By Olakunle Ebenezer Aribisala



Data lakehouses have become a popular architectural pattern, merging the flexibility of data lakes with the governance and reliability of traditional data warehouses. Three major technologies, such as Delta Lake, Apache Iceberg, and Apache Hudi, have emerged as leading options. Each offers transactional capabilities, efficient query performance, and strong data governance features. Below is a comparative analysis presented in this listicle.

  1. Delta Lake Balances Batch and Streams Workloads
    Delta Lake, originally developed by Databricks, enhances cloud data lakes by adding transactional support and schema enforcement. It ensures data integrity through atomic operations, enables historical dataset queries for better auditability, and supports schema evolution to maintain data quality while allowing changes. On the performance side, Delta Lake improves query execution using Z-order indexing for efficient data scans and delivers high throughput for both batch and streaming writes.
  2. Apache Iceberg Offers Large-Scale Analytical Flexibility
    Apache Iceberg was first created by Netflix and is now an Apache project that prioritises openness, scalability, and reliability. Its open specification ensures broad interoperability across different platforms, while hidden partitioning abstracts physical partitioning to optimise query planning automatically. Iceberg also supports snapshot-based version control and rollback, enabling efficient data management. Performance-wise, it reduces I/O operations through incremental data scans and allows rapid schema evolution for changing analytical requirements.
  3. Apache Hudi, Designed for Incremental and Streaming Data
    Apache Hudi, developed by Uber, focuses on incremental data processing and change data capture (CDC) workflows. It handles incremental updates efficiently, manages mutable data through upsert and delete capabilities, and integrates real-time streaming ingestion. Hudi’s performance is particularly strong for frequent incremental updates, with compaction mechanisms that minimise latency and improve real-time analytics.
    Comparative Performance Analysis
    Transaction Management Compared: Delta Lake offers robust transaction handling with optimised metadata processing, while Iceberg proves highly efficient for large datasets and complex transactions. Hudi, on the other hand, performs best for frequent incremental transactions but is slightly less suited to massive batch transactions.

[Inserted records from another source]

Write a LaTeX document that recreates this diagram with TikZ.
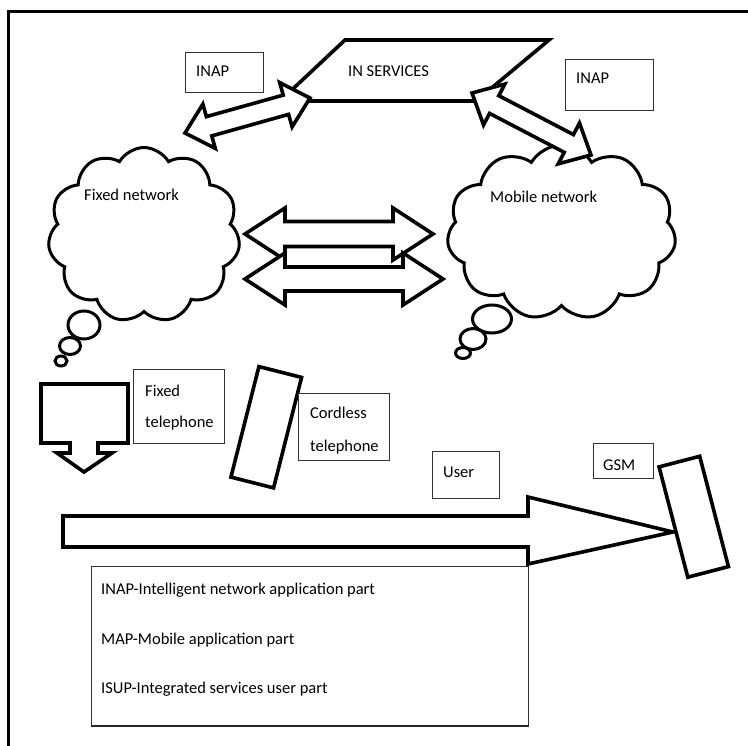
\documentclass[tikz,border=0pt]{standalone}
\usepackage{fontspec}
\setmainfont{Carlito}
\usetikzlibrary{shapes.symbols,shapes.geometric}
\tikzset{
  thickline/.style={draw=black, line width=3.6pt, line join=miter, fill=white},
  phonebox/.style={draw=black, line width=3.6pt, fill=white, inner sep=0pt, rectangle},
  labelbox/.style={draw=black!80, line width=1.1pt, fill=white, inner sep=0pt, rectangle, anchor=north west},
  lbl/.style={inner sep=0pt, anchor=base west, font=\fontsize{16.5}{19}\selectfont},
  netcloud/.style={cloud, draw=black, line width=3pt, fill=white, cloud puffs=11,
    cloud puff arc=120, inner sep=0pt},
  bubble/.style={draw=black, line width=3pt, fill=white},
  frameline/.style={draw=black, line width=3pt},
}
% #1 x, #2 y of first tip, #3 angle, #4 length, #5 shaft half width, #6 head half width, #7 head length
\newcommand\blockdbl[7]{%
  \draw[thickline, shift={(#1,#2)}, rotate=#3] (0,0) -- (#7,#6) -- (#7,#5) -- ({#4-#7},#5)
    -- ({#4-#7},#6) -- (#4,0) -- ({#4-#7},-#6) -- ({#4-#7},-#5) -- (#7,-#5) -- (#7,-#6) -- cycle;}
\begin{document}
\begin{tikzpicture}[x=1pt,y=-1pt]
\useasboundingbox (0,0) rectangle (748,746);
% frame
\draw[frameline] (8,746) -- (8,12) -- (748,12);

% IN SERVICES
\draw[thickline] (345,40) -- (549,40) -- (476,101) -- (280,101) -- cycle;
\node[lbl] (insv) at (348,77) {IN SERVICES};

% INAP boxes
\node[labelbox, minimum width=78, minimum height=40] (inapLbox) at (185,52) {};
\node[lbl] (inapL) at (196,77) {INAP};
\node[labelbox, minimum width=88, minimum height=51] (inapRbox) at (565,59) {};
\node[lbl] (inapR) at (576,84) {INAP};

% clouds
\node[netcloud, minimum width=192, minimum height=175, aspect=1.1] (fixednet) at (144,235) {};
\draw[bubble] (84,325) ellipse [x radius=16, y radius=14];
\draw[bubble] (70,346) ellipse [x radius=10.5, y radius=8.5];
\draw[bubble] (61,361) ellipse [x radius=6, y radius=5];
\node[lbl] (fixedlbl) at (84,201) {Fixed network};
\node[netcloud, minimum width=229, minimum height=175, aspect=1.31] (mobilenet) at (561.5,232.5) {};
\draw[bubble] (492,319) ellipse [x radius=19.5, y radius=14];
\draw[bubble] (473,339) ellipse [x radius=13, y radius=10.5];
\draw[bubble] (463,353) ellipse [x radius=7.5, y radius=5.5];
\node[lbl] (mobilelbl) at (490,203) {Mobile network};

% INAP block arrows
\blockdbl{185}{133}{15.64}{129.8}{10}{23}{25}
\blockdbl{472}{93}{-27.52}{134.2}{10}{23}{25}

% middle arrows
\blockdbl{245}{234}{0}{188}{12.5}{26}{40}
\blockdbl{245}{279}{0}{198}{12}{26}{40}

% fixed telephone
\draw[thickline] (41,384) -- (128,384) -- (128,443) -- (98,443) -- (98,453) -- (112,453)
  -- (84,472) -- (57,453) -- (70,453) -- (70,443) -- (41,443) -- cycle;
\node[labelbox, minimum width=91, minimum height=74] (fixedbox) at (133,369) {};
\node[lbl] (fixedt1) at (145,396) {Fixed};
\node[lbl] (fixedt2) at (145,428) {telephone};

% cordless telephone
\node[phonebox, minimum width=114, minimum height=44, rotate=75.8] (cordless) at (266.25,427.25) {};
\node[labelbox, minimum width=91, minimum height=67] (cordbox) at (298,393) {};
\node[lbl] (cordt1) at (310,419) {Cordless};
\node[lbl] (cordt2) at (310,451) {telephone};

% user / GSM labels
\node[labelbox, minimum width=67, minimum height=47] (userbox) at (432,451) {};
\node[lbl] (usert) at (443,478) {User};
\node[labelbox, minimum width=60, minimum height=35] (gsmbox) at (593,443) {};
\node[lbl] (gsmt) at (603,470) {GSM};

% legend
\node[labelbox, fill=none, minimum width=437, minimum height=159] (legend) at (91,566) {};
\draw[line width=2.4pt, black!85] (legend.south west) -- (legend.south east);
\node[lbl] (leg1) at (101,594) {INAP-Intelligent network application part};
\node[lbl] (leg2) at (101,644) {MAP-Mobile application part};
\node[lbl] (leg3) at (101,693) {ISUP-Integrated services user part};

% user arrow
\draw[thickline] (63,516) -- (528,516) -- (528,497) -- (673,532) -- (528,564) -- (528,547) -- (63,547) -- cycle;

% GSM phone
\node[phonebox, minimum width=114, minimum height=42, rotate=104.6] (gsm) at (693.75,516.75) {};
\end{tikzpicture}
\end{document}
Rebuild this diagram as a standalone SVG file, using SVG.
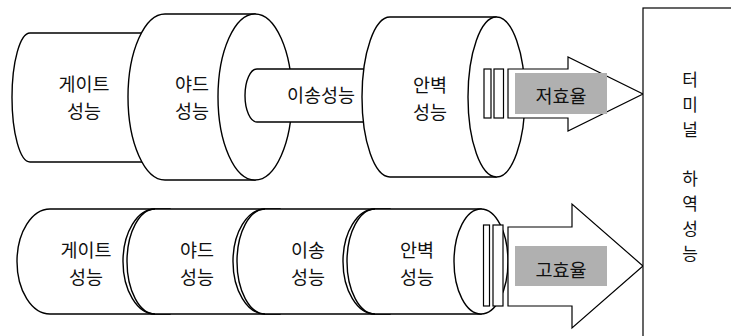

Query Efficiency Across the Technologies: Delta Lake achieves strong query performance through data skipping and Z-order clustering. Iceberg excels with metadata-based pruning for complex analytical workloads. Hudi delivers solid results for incremental and streaming analytics, though it falls slightly behind when handling large-scale batch queries.

Ease of Implementation and Ecosystem Integration: Delta Lake integrates smoothly with the Databricks ecosystem but requires moderate configuration elsewhere. Iceberg, being vendor-neutral, offers flexibility but demands more technical expertise for optimal setup. Hudi integrates well into existing ecosystems, especially where streaming and incremental workloads dominate.

Making the Right Choice: The decision between Delta Lake, Apache Iceberg, and Apache Hudi depends on specific workload requirements, scalability goals, and the existing technology stack. Delta Lake provides balanced support for both batch and streaming workflows, Iceberg leads for large-scale analytical tasks, and Hudi stands out in streaming and incremental processing scenarios.